The UN Human Rights Commissioner, Michelle Bachelet started her six-day visit to China on Monday, the first such visit in 17 years.

Bachelet “has arrived and is in meetings,” her spokesperson told a news agency.

The human rights chief will be meeting a number of senior officials at a national and local level and is also visiting cities of Urumqi and Kashgar in Xinjiang, the Chinese province where Western officials claim Beijing is conducting a massive discrimination campaign against Muslim Uyghurs. 

Meetings with civil society organizations, academics and business representatives are also expected to take place.

An advance team has been in the country since April to make necessary preparations ahead of the trip.

The US has expressed concern over the amount of access Bachelet will have during the six day trip.

“We have no expectation that the PRC (People’s Republic of China) will grant the necessary access required to conduct a complete, unmanipulated assessment of the human rights environment in Xinjiang,” State Department spokesman Ned Price told reporters.

The US government says what the Chinese government is doing in Xinjiang amounts to a “genocide” and in December 2021 began instituting sanctions which barred imports from the Xinjiang region.

Right groups allege the Chinese government has arbitrarily detained around one million Uyghurs and individuals from other predominantly Muslim minority groups in “reeducation camps” in the northwestern region. Activists have alleged that individuals in the camps have been subjected to torture, sterilization, forced labor and indoctrination.

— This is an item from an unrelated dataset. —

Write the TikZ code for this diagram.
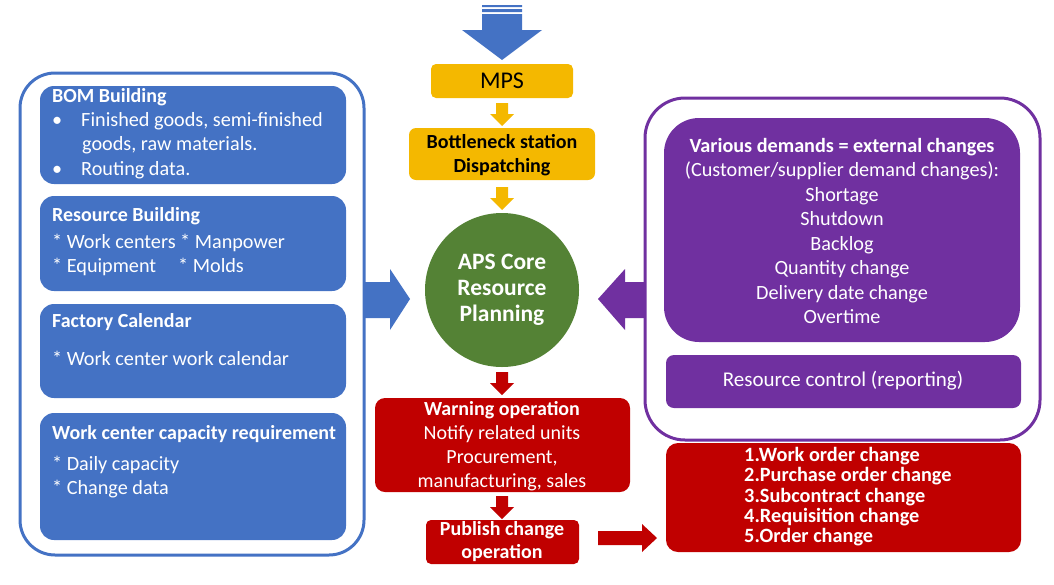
\documentclass[tikz,border=0pt]{standalone}
\usepackage{fontspec}
\setmainfont{Carlito}
\usetikzlibrary{calc}
\definecolor{blu}{HTML}{4472C4}
\definecolor{yel}{HTML}{F4B800}
\definecolor{grn}{HTML}{548235}
\definecolor{rd}{HTML}{C00000}
\definecolor{pur}{HTML}{7030A0}
\begin{document}
\begin{tikzpicture}[x=1pt,y=-1pt,
  txt/.style={align=center,inner sep=0pt},
  wtxt/.style={txt,text=white},
  ltxt/.style={align=left,inner sep=0pt,text=white,anchor=north west}]
\useasboundingbox (0,0) rectangle (1054,584);
% top arrow
\fill[blu] (482,14) rectangle (522,30) (462,30) -- (542,30) -- (502,60) -- cycle;
\fill[blu] (482,5) rectangle (522,7) (482,9) rectangle (522,12);
% MPS
\fill[yel,rounded corners=5] (431,64) rectangle (573,98);
\node[txt,font=\fontsize{24}{28}\selectfont] (mps) at (502,81) {MPS};
\fill[yel] (496,103) rectangle (508,114) (490,114) -- (514,114) -- (502,126) -- cycle;
\fill[yel,rounded corners=7] (409,128) rectangle (595,180);
\node[txt,font=\bfseries\fontsize{20}{24}\selectfont] (bn) at (502,155) {Bottleneck station\\Dispatching};
\fill[yel] (496,187) rectangle (508,198) (490,198) -- (514,198) -- (502,210) -- cycle;
% circle
\fill[grn] (502,290) circle (77);
\node[txt,text=white,font=\bfseries\fontsize{23.5}{26}\selectfont] (aps) at (502,290) {APS Core\\Resource\\Planning};
% red arrows
\fill[rd] (496,372) rectangle (508,383) (490,383) -- (514,383) -- (502,395) -- cycle;
\fill[rd,rounded corners=10] (375,398) rectangle (630,492);
\node[wtxt,font=\fontsize{20}{24}\selectfont] (warn) at (502,446) {\textbf{Warning operation}\\Notify related units\\Procurement,\\manufacturing, sales};
\fill[rd] (496,496) rectangle (508,507) (490,507) -- (514,507) -- (502,519) -- cycle;
\fill[rd,rounded corners=5] (426,520) rectangle (579,564);
\node[wtxt,font=\bfseries\fontsize{20}{23}\selectfont] (pub) at (502,542) {Publish change\\operation};
\fill[rd] (598,531) rectangle (642,545) (642,524) -- (657,538) -- (642,552) -- cycle;
\fill[rd,rounded corners=12] (666,443) rectangle (1021,552);
\node[ltxt,font=\bfseries\fontsize{20.3}{20.3}\selectfont] (chg) at (744,447) {1.Work order change\\2.Purchase order change\\3.Subcontract change\\4.Requisition change\\5.Order change};
% left panel
\draw[blu,line width=3,rounded corners=35] (20,73) rectangle (364,555);
\fill[blu,rounded corners=14] (40,86) rectangle (346,184);
\node[ltxt,font=\bfseries\fontsize{20}{20}\selectfont] (bom) at (52,88) {BOM Building};
\node[ltxt,font=\fontsize{20.2}{24.5}\selectfont] at (52,112) {•\hspace{19pt}Finished goods, semi-finished\\\hspace{30pt}goods, raw materials.\\•\hspace{19pt}Routing data.};
\fill[blu,rounded corners=14] (40,196) rectangle (346,291);
\node[ltxt,font=\bfseries\fontsize{20}{20}\selectfont] (res) at (52,207) {Resource Building};
\node[ltxt,font=\fontsize{20.2}{24}\selectfont] at (52,234) {* Work centers * Manpower\\* Equipment\hspace{22pt}* Molds};
\fill[blu,rounded corners=14] (40,304) rectangle (346,398);
\node[ltxt,font=\bfseries\fontsize{20}{20}\selectfont] (fac) at (52,313) {Factory Calendar};
\node[ltxt,font=\fontsize{20.2}{20}\selectfont] at (52,351) {* Work center work calendar};
\fill[blu,rounded corners=14] (40,413) rectangle (346,540);
\node[ltxt,font=\bfseries\fontsize{20}{20}\selectfont] (wc) at (52,425) {Work center capacity requirement};
\node[ltxt,font=\fontsize{20.2}{24}\selectfont] at (52,456) {* Daily capacity\\* Change data};
\fill[blu] (364,282) rectangle (390,318) (390,269) -- (410,299) -- (390,330) -- cycle;
% right panel
\draw[pur,line width=3,rounded corners=40] (645,98) rectangle (1040,440);
\fill[pur,rounded corners=35] (664,118) rectangle (1020,342);
\node[wtxt,font=\fontsize{20.2}{24.5}\selectfont] (dem) at (842,231) {\textbf{Various demands = external changes}\\(Customer/supplier demand changes):\\Shortage\\Shutdown\\Backlog\\Quantity change\\Delivery date change\\Overtime};
\fill[pur,rounded corners=8] (666,355) rectangle (1021,408);
\node[wtxt,font=\fontsize{21}{22}\selectfont] (rc) at (843,381) {Resource control (reporting)};
\fill[pur] (625,282) rectangle (645,318) (625,269) -- (598,299) -- (625,330) -- cycle;
\end{tikzpicture}
\end{document}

Beijing has strongly denied the allegations and says the facilities are vocational training centers aimed at eradicating terrorism.

Bachelet has also faced an increasing level of criticism over her visit to China and for failing to release a report on the situation commissioned more than three-and-a-half years ago. Human rights activists have been waiting for its publication for months, and called on her to release it without delay.